Don't be fooled by the dollar's recent struggles.
That's the message from the greenback's most accurate prognosticators, who see the currency resuming its rally as the U.S. economy picks up at the same time that Europe tussles with a potential default by Greece. They see dollar strength regardless of whether the Federal Reserve provides more guidance on its plan to raise interest rates at the conclusion of Wednesday's policy meeting.
"The U.S. recovery is intact," John Hardy, head of foreign-exchange strategy at Saxo Bank A/S in Hellerup, Denmark, said by phone Tuesday. There's a "high risk that is not at all priced into the market and could fully get the dollar rally back on track."
Saxo Bank and BNP Paribas SA, the two best forecasters of the exchange rate in the first quarter, say the Fed's eventual raising of rates will push the U.S. currency to new heights after its 20 percent surge against the euro in the last year.
The dollar has had a shaky start to this month, dropping 2.5 percent against the euro as a standoff over Greece's debt prompted declines in European equity and bond markets, spurring traders to close out wagers funded in the shared currency.

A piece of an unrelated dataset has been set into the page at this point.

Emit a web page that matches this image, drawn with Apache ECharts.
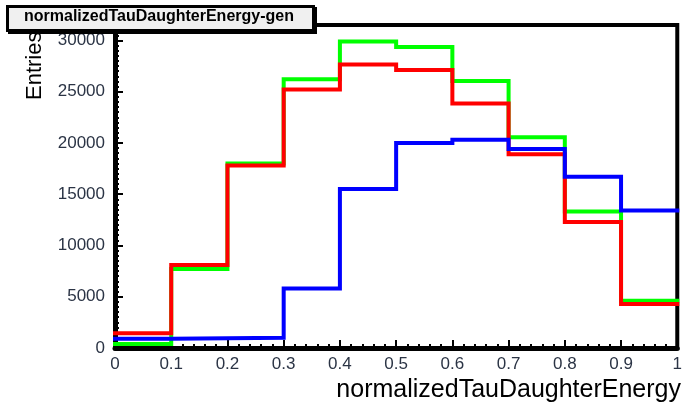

Saxo and BNP still see the dollar strengthening to parity with the euro by year-end from $ 1.1274 as of 9:03 a.m. in London. That's more bullish than the median forecast of 97 analysts predicting $ 1.05 per euro by Dec. 31.
Fed Forecasts
While policy makers may disappoint dollar bulls this week by cutting their interest-rate predictions, the greenback will still appreciate longer term, according to Steven Englander, global head of Group of 10 currency strategy at Citigroup Inc. in New York.
"They do have not much incentive to sound concrete about a September hike this far in advance, and would not want asset market reaction in advance of an anticipated September hike to derail an actual September hike," Englander wrote in a note Tuesday.
Even if Fed officials lower their forecasts for how high rates will rise, the tightening of monetary policy while most central banks are adding stimulus will propel the greenback's ascent, he said. Citigroup predicts the dollar will strengthen to $ 1.03 by year-end and reach parity with the euro in the first quarter of 2016.
The Fed's target rate for overnight loans will reach 0.75 percent by year-end, according to the median forecast in a Bloomberg survey.
Futures Wagers
While the dollar has weakened from as strong as $ 1.0458 per euro in March amid signs of growth in Europe, greenback investors have found some comfort lately in data that's signaled the world's largest economy is picking up after a tepid first quarter. Nonfarm payrolls climbed by 280,000 in May, while retail sales excluding automobiles gained 1 percent.
"We're very dollar bullish," Luke Bartholomew, an investment manager at Aberdeen Asset Management Plc in London, said by phone Tuesday. "The dollar is the most obvious and outstanding trade" in the run-up to any Fed interest-rate increase, said Bartholomew, whose firm manages $ 491 billion.
The improving outlook has prompted hedge funds and other money managers to increase their net-long positions on the dollar for the last three weeks, the longest run in five months. Bullish wagers outnumbered bearish ones by 363,107 contracts in the week to June 9 compared with 338,451 the previous week, according to data from the Commodity Futures Trading Commission.
Yield Difference
The dollar resumed gains in May after dropping in April. Prior to that, it had risen 28 percent from the end of June 2014 through March — the longest monthly winning streak since the euro was introduced in 1999 — as Fed plans to tighten contrasted with central banks in Europe and Japan that are carrying out unprecedented stimulus.
That has widened the difference in yields between two-year German and U.S. government debt to about 89 basis points, or 0.89 percentage point. That's close to the biggest premium since before the global financial crisis.
"We do expect a lower euro-dollar as the first hike gets closer and closer," Jens Naervig Pedersen, an analyst at Danske Bank A/S, said by phone from Copenhagen Monday. The bank, which was ranked the third-best forecaster of the currency pair in the first quarter, expects the dollar to appreciate to $ 1.04 per euro in the next three months.